POWER POLICY 2002 — DISCREPANCIES AND EXPECTED AMENDMENTS
June 11 - 17, 2007
Electricity constitutes one of the most important components of infrastructure and plays a key role in national growth and development. With only about half of the population having access to electricity, a huge population base provides an ideal opportunity for expansion of electricity generation. The growing pace of urbanization and industrialization also puts a premium on demand for electricity. Demands for augmenting the power infrastructure, unsatisfactory performance of public sector entities, ever-squeezing budgets in the public sector provides motivation for resource mobilization. In order to promote fair competition in the Power sector and to protect the rights of consumers as well as producers and sellers of electricity, the GOP came up with a new policy in 2002. The previous power policy of 1998, failed to attract private power investors. The Government felt it necessary to create an environment and craft a new set of incentives which, on the one hand, offer attraction to investors and, on the other, keep the consumer prices within affordable limits.
SALIENT FEATURES OF POWER POLICY 2002
* Scope of the Policy covers private, public-private and public sector projects.
* Invitation of bids on tariff through International Competitive Bidding (ICB).
* Encourage exploitation of indigenous resources including hydel, coal, gas and renewable resources through active involvement of the local engineering, design and manufacturing capabilities.
* Customs duty at the rate of 5% on the import of plant and equipment not manufactured locally.
* To enhance share of Renewable Energy Sources, hydel and fuels other then oil-based fuels, full levy of income tax on oil-fired power projects.
* For projects above 50 MW One ñ Window support to be provided at the Federal level. For projects below and upto 50 MW One Window support to be provided at the respective Provincial/AJK level.
* Ministry of Water and Power (through PPIB) to remain the focal point at Federal level.
* To develop raw sites whose feasibility studies are not available, unsolicited bids would be welcomed. The sponsors of feasibility studies on raw sites will have first right of refusal.

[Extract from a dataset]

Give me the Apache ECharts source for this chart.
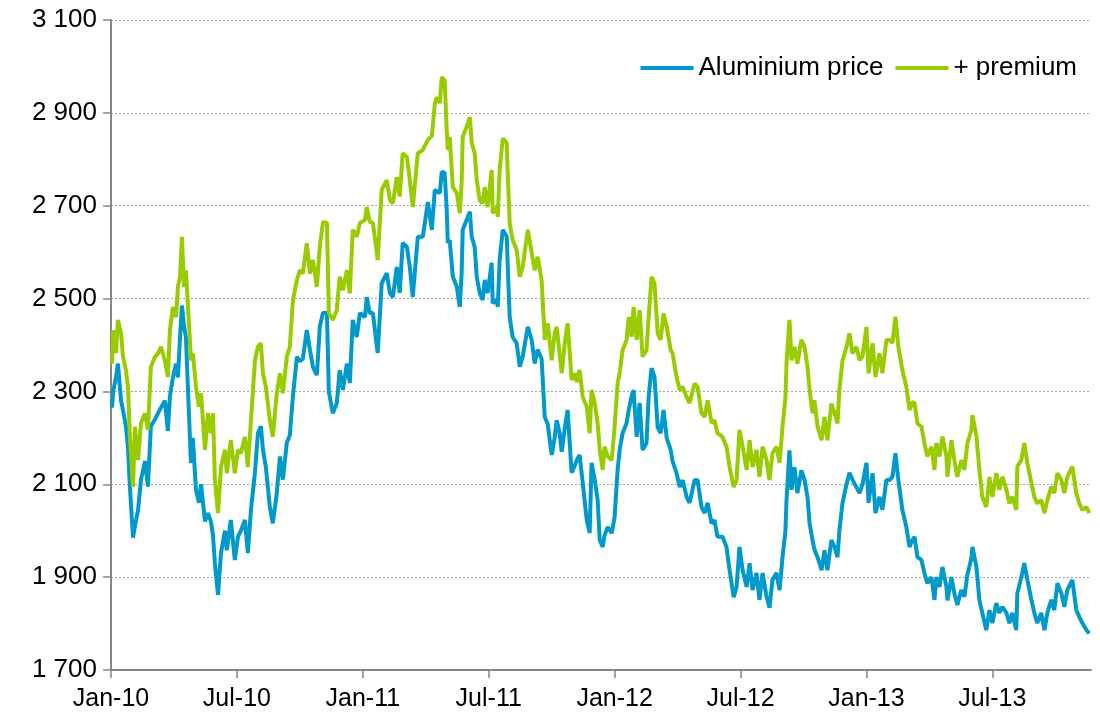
<!DOCTYPE html>
<html lang="en">
<head>
    <meta charset="UTF-8">
    <title>Aluminium price and premium</title>
    <script src="https://cdn.jsdelivr.net/npm/echarts@6/dist/echarts.min.js"></script>
    <style>
        html, body { margin: 0; padding: 0; background: #fff; }
        #chart { width: 1100px; height: 723px; }
    </style>
</head>
<body>
<div id="chart"></div>
<script>
    // x = months since Jan 2010 (0 = Jan-10, 6 = Jul-10 ...)
    const months = [
        0.05,0.10,0.24,0.33,0.48,0.57,0.71,0.81,0.90,1.05,1.14,1.29,1.43,1.62,1.76,1.90,2.10,2.24,2.38,2.57,
        2.71,2.81,2.95,3.10,3.19,3.29,3.38,3.48,3.57,3.67,3.81,3.90,4.05,4.19,4.29,4.48,4.62,4.76,4.86,4.95,
        5.10,5.24,5.43,5.52,5.71,5.90,6.05,6.19,6.38,6.52,6.67,6.86,7.00,7.14,7.24,7.38,7.57,7.71,
        7.90,8.05,8.19,8.38,8.52,8.67,8.86,9.00,9.14,9.33,9.48,9.62,9.81,9.95,10.10,10.29,10.38,10.57,10.76,10.90,
        11.05,11.24,11.38,11.52,11.71,11.86,12.10,12.19,12.33,12.48,12.67,12.71,12.90,13.14,13.29,13.43,13.62,13.76,13.90,14.10,
        14.24,14.38,14.62,14.86,15.10,15.29,15.43,
        15.52,15.67,15.76,15.90,16.00,16.05,16.14,16.29,16.48,16.62,16.71,16.76,16.95,17.10,17.19,17.33,17.43,17.57,17.71,17.81,
        17.95,18.14,18.19,18.38,18.43,18.52,18.67,18.86,18.90,19.00,19.14,19.33,19.48,19.62,19.86,20.05,20.19,20.33,20.52,20.67,
        20.81,21.00,21.14,21.24,21.38,21.48,21.62,21.76,21.95,22.10,
        22.19,22.33,22.48,22.67,22.81,22.90,23.05,23.19,23.29,23.43,
        23.52,23.67,23.86,24.00,24.14,24.24,24.38,24.57,24.67,24.81,
        24.90,25.05,25.19,25.33,25.52,25.62,25.76,25.90,26.05,26.19,
        26.33,26.48,26.67,26.76,26.95,27.10,27.24,27.43,27.57,27.81,
        27.95,28.14,28.29,28.43,28.62,28.76,28.90,29.14,29.33,29.48,
        29.67,29.81,29.95,30.10,30.29,30.43,30.57,30.76,30.90,31.05,
        31.24,31.38,31.52,31.71,31.86,32.00,32.14,32.19,32.33,32.43,
        32.57,32.71,32.90,33.05,33.19,33.29,33.43,33.52,33.67,33.86,
        34.00,34.14,34.33,34.48,34.62,34.71,34.86,35.05,35.19,35.33,
        35.52,35.67,35.81,36.00,36.10,36.29,36.43,36.62,36.76,36.95,
        37.10,37.24,37.38,37.52,37.71,37.90,38.05,38.19,38.29,38.43,
        38.62,38.76,38.90,39.10,39.24,39.33,39.48,39.62,39.81,39.86,
        40.05,40.19,40.33,40.52,40.67,40.81,41.00,41.05,41.24,41.38,
        41.52,41.71,41.86,42.00,42.19,42.33,42.48,42.67,42.81,42.95,
        43.14,43.19,43.38,43.52,43.67,43.86,44.00,44.14,44.33,44.48,
        44.62,44.81,44.95,45.10,45.29,45.43,45.57,45.81,46.00,46.14,
        46.29,46.48,46.62
    ];

    const aluminium = [
        2265,2300,2330,2360,2280,2260,2225,2180,2095,1985,2010,2045,2110,2150,2095,2225,2240,2253,2265,2280,
        2215,2290,2330,2360,2330,2417,2485,2440,2417,2303,2146,2200,2088,2060,2100,2020,2038,2020,1990,1930,
        1862,1952,2000,1958,2023,1937,1987,2000,2023,1952,2045,2125,2210,2225,2175,2137,2051,2016,
        2080,2160,2110,2190,2205,2290,2375,2365,2370,2432,2390,2353,2335,2440,2469,2469,2300,2253,2275,2346,
        2303,2360,2318,2454,2417,2469,2460,2503,2469,2469,2396,2383,2533,2555,2512,2503,2568,2512,2620,2611,
        2568,2503,2633,2633,2708,2648,2734,
        2734,2727,2773,2771,2690,2620,2626,2547,2525,2482,2555,2648,2670,2687,2633,2611,2547,2512,2497,2540,
        2512,2577,2490,2497,2482,2583,2648,2633,2577,2460,2417,2404,2353,2375,2439,2410,2360,2390,2370,2245,
        2230,2163,2200,2238,2210,2170,2220,2260,2125,2140,
        2152,2163,2103,2023,1995,2146,2110,2066,1980,1965,
        1990,2008,1995,2030,2130,2174,2210,2232,2260,2290,
        2303,2202,2275,2174,2189,2288,2350,2331,2223,2210,
        2260,2200,2174,2150,2124,2094,2109,2073,2060,2109,
        2109,2051,2038,2060,2016,2023,1987,1987,1965,1915,
        1857,1879,1965,1915,1879,1930,1872,1909,1851,1909,
        1858,1834,1894,1909,1872,1943,2000,2066,2173,2088,
        2137,2081,2130,2109,2073,2016,1980,1960,1943,1915,
        1958,1915,1980,1965,1943,2000,2060,2100,2125,2110,
        2094,2081,2100,2146,2060,2124,2038,2073,2045,2109,
        2109,2116,2167,2109,2045,2008,1965,1980,1987,1943,
        1937,1909,1887,1900,1851,1900,1879,1922,1879,1850,
        1900,1865,1840,1872,1858,1905,1940,1965,1922,1851,
        1823,1786,1829,1801,1844,1823,1836,1823,1801,1823,
        1786,1865,1900,1930,1894,1851,1823,1801,1823,1786,
        1823,1851,1829,1887,1865,1836,1872,1894,1829,1815,
        1801,1786,1779
    ];

    const premium = [
        2360,2432,2383,2454,2425,2375,2346,2310,2202,2094,2224,2152,2232,2253,2217,2353,2375,2382,2396,2367,
        2331,2432,2482,2460,2525,2547,2633,2525,2561,2482,2367,2382,2310,2267,2296,2174,2253,2210,2253,2109,
        2038,2137,2174,2124,2195,2124,2174,2167,2202,2137,2238,2367,2396,2404,2339,2310,2238,2202,
        2296,2339,2296,2375,2396,2497,2540,2561,2554,2619,2554,2583,2525,2611,2665,2663,2469,2454,2475,2547,
        2518,2561,2511,2648,2633,2663,2669,2697,2665,2663,2598,2583,2734,2755,2712,2705,2762,2720,2813,2805,
        2755,2697,2813,2820,2842,2850,2920,
        2934,2921,2977,2970,2860,2820,2848,2740,2727,2684,2749,2848,2870,2891,2835,2813,2755,2712,2705,2740,
        2697,2777,2684,2697,2676,2777,2845,2835,2777,2662,2626,2605,2547,2568,2648,2598,2561,2590,2540,2411,
        2447,2367,2425,2439,2380,2339,2404,2447,2325,2339,
        2320,2346,2288,2267,2210,2303,2275,2232,2174,2131,
        2181,2160,2152,2224,2317,2340,2389,2411,2460,2418,
        2482,2411,2475,2375,2389,2460,2547,2533,2425,2411,
        2468,2440,2389,2382,2331,2303,2310,2288,2275,2317,
        2310,2253,2245,2281,2232,2238,2210,2202,2181,2137,
        2094,2109,2217,2181,2131,2195,2137,2174,2116,2181,
        2152,2109,2167,2181,2146,2224,2288,2360,2454,2367,
        2396,2360,2411,2396,2353,2303,2253,2281,2224,2195,
        2245,2195,2274,2253,2231,2303,2367,2396,2425,2382,
        2396,2367,2375,2439,2339,2404,2331,2382,2339,2411,
        2411,2404,2461,2396,2346,2310,2260,2277,2275,2231,
        2224,2189,2160,2181,2131,2189,2160,2203,2160,2116,
        2195,2152,2116,2152,2131,2189,2217,2249,2203,2131,
        2073,2051,2116,2073,2124,2088,2116,2088,2059,2073,
        2045,2138,2152,2189,2145,2103,2073,2059,2066,2038,
        2066,2095,2081,2124,2109,2081,2116,2138,2081,2059,
        2045,2051,2038
    ];

    const tickMonths = [0, 6, 12, 18, 24, 30, 36, 42];
    const monthNames = ['Jan', 'Jul'];
    const seriesNames = ['Aluminium price', '+ premium'];
    const colors = ['#0099cc', '#99cc00'];

    const fontFamily = 'Arial, "Liberation Sans", sans-serif';

    function monthLabel(m) {
        const yr = 10 + Math.floor(m / 12);
        return monthNames[(m % 12) / 6] + '-' + yr;
    }

    function thousands(v) {
        return String(v).replace(/\B(?=(\d{3})+(?!\d))/g, ' ');
    }

    const chart = echarts.init(document.getElementById('chart'), null, { renderer: 'canvas' });

    const option = {
        animation: false,
        backgroundColor: '#fff',
        color: colors,
        grid: {
            left: 111,
            right: 9,
            top: 20,
            bottom: 53,
            containLabel: false,
            outerBoundsMode: 'none'
        },
        legend: {
            right: 18,
            top: 50,
            icon: 'rect',
            itemWidth: 53,
            itemHeight: 4,
            itemGap: 12,
            textStyle: { fontSize: 26, color: '#000', fontFamily: fontFamily },
            data: seriesNames
        },
        xAxis: {
            type: 'value',
            min: 0,
            max: 46.7,
            interval: 6,
            axisLine: { show: true, onZero: false, lineStyle: { color: '#868686', width: 2 } },
            axisTick: { show: true, length: 8, customValues: tickMonths, lineStyle: { color: '#868686', width: 1.5 } },
            axisLabel: {
                customValues: tickMonths,
                formatter: monthLabel,
                fontSize: 25,
                color: '#000',
                fontFamily: fontFamily,
                margin: 17
            },
            splitLine: { show: false }
        },
        yAxis: {
            type: 'value',
            min: 1700,
            max: 3100,
            interval: 200,
            axisLine: { show: true, lineStyle: { color: '#868686', width: 2 } },
            axisTick: { show: true, length: 8, lineStyle: { color: '#868686', width: 1.5 } },
            axisLabel: {
                formatter: thousands,
                fontSize: 26,
                color: '#000',
                fontFamily: fontFamily,
                margin: 14
            },
            splitLine: { show: true, lineStyle: { color: '#a6a6a6', type: [2, 2], width: 1 } }
        },
        series: [
            {
                name: seriesNames[0],
                type: 'line',
                showSymbol: false,
                lineStyle: { width: 4, color: colors[0] },
                itemStyle: { color: colors[0] },
                data: months.map((m, i) => [m, aluminium[i]])
            },
            {
                name: seriesNames[1],
                type: 'line',
                showSymbol: false,
                lineStyle: { width: 4, color: colors[1] },
                itemStyle: { color: colors[1] },
                data: months.map((m, i) => [m, premium[i]])
            }
        ]
    };

    chart.setOption(option);
</script>
</body>
</html>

* Two-part tariff structure consisting of fixed capacity and variable energy component is recommended with the proviso that fixed capacity payment for Hydel projects would fall between 60% to 66% of the total tariff.
* Hydrological Risk to be borne by power purchaser (WAPDA/NTDC/KESC).
However on one hand the 2002 Policy brought favors on the other hand it had some discrepancies as well. These issues which rose in the Policy are as under:
Currency Exchange Rate: The "Policy for Power Generation Projects 2002" states that: 'bidders may include separate components in the Capacity Purchase Price (CPP) and Energy Purchase Price (EPP) which are subject to adjustment only for variations in the exchange rate between the rupee and dollar. However, Engineering Procurement and Construction (EPC) contracts of IPPs were not necessarily in dollars because of sourcing of equipment and financing from various markets (eg US, UK, Japan and Europe). Therefore, IPPs had been contending that they were being exposed to impact the currency exchange rate variation affecting their costs, which was a risk beyond their control.
Parity In RoE For Local And Foreign Investors: At present NEPRA allows return (currently 15%) in dollar terms on foreign exchange component of RoE while local component of equity was allowed the return in rupees. The lPPs had been contending that this discrimination should be removed.
Non Supply of RFO to Be a Pakistan political force majeure (PPFME): The ministry further proposed that present policy of not guaranteeing payment obligations of fuel supplier should continue. However, the nation wide shortage of fuel needs to be recognized as Pakistan political force majeure (as opposed to be an other force majeure event, under which case for RFO Projects no capacity payments were guaranteed but rather the concession period would have extended by the period of force majeure, which would have meant forced rescheduling for RFO projects) and procedure / mechanism allowed in the 1994 contracts be adopted to address the issue).
The dark and frightening shadows of load-shedding have again started to loom large. The start of the year has been very treacherous due to power outages. The city of Karachi, with a population base of above 10 million, is already bearing the brunt of power shortages. Hence with the new budget round the corner we anticipate slight changes in the previous policy which will be as under:
* Previously only US$ denominated currency was factored in cost escalation part of the final tariff. However we expect in the budget that Euro, Pound Sterling and Japanese Yen-denominated risk will now be added as well.
* Previously, only foreign investors had guarantee in US dollars on Return on Equity (ROE). The 15% ROE will now be guaranteed in US dollar terms for both foreign and local investors.
* Previously only local component of O&M cost was indexed. Hence we expect the foreign component of Operating & Maintenance Cost (O&M) is to be indexed with US CPI as well.
These amendments if implemented would only be applied to those power projects that got license under Power Policy 2002.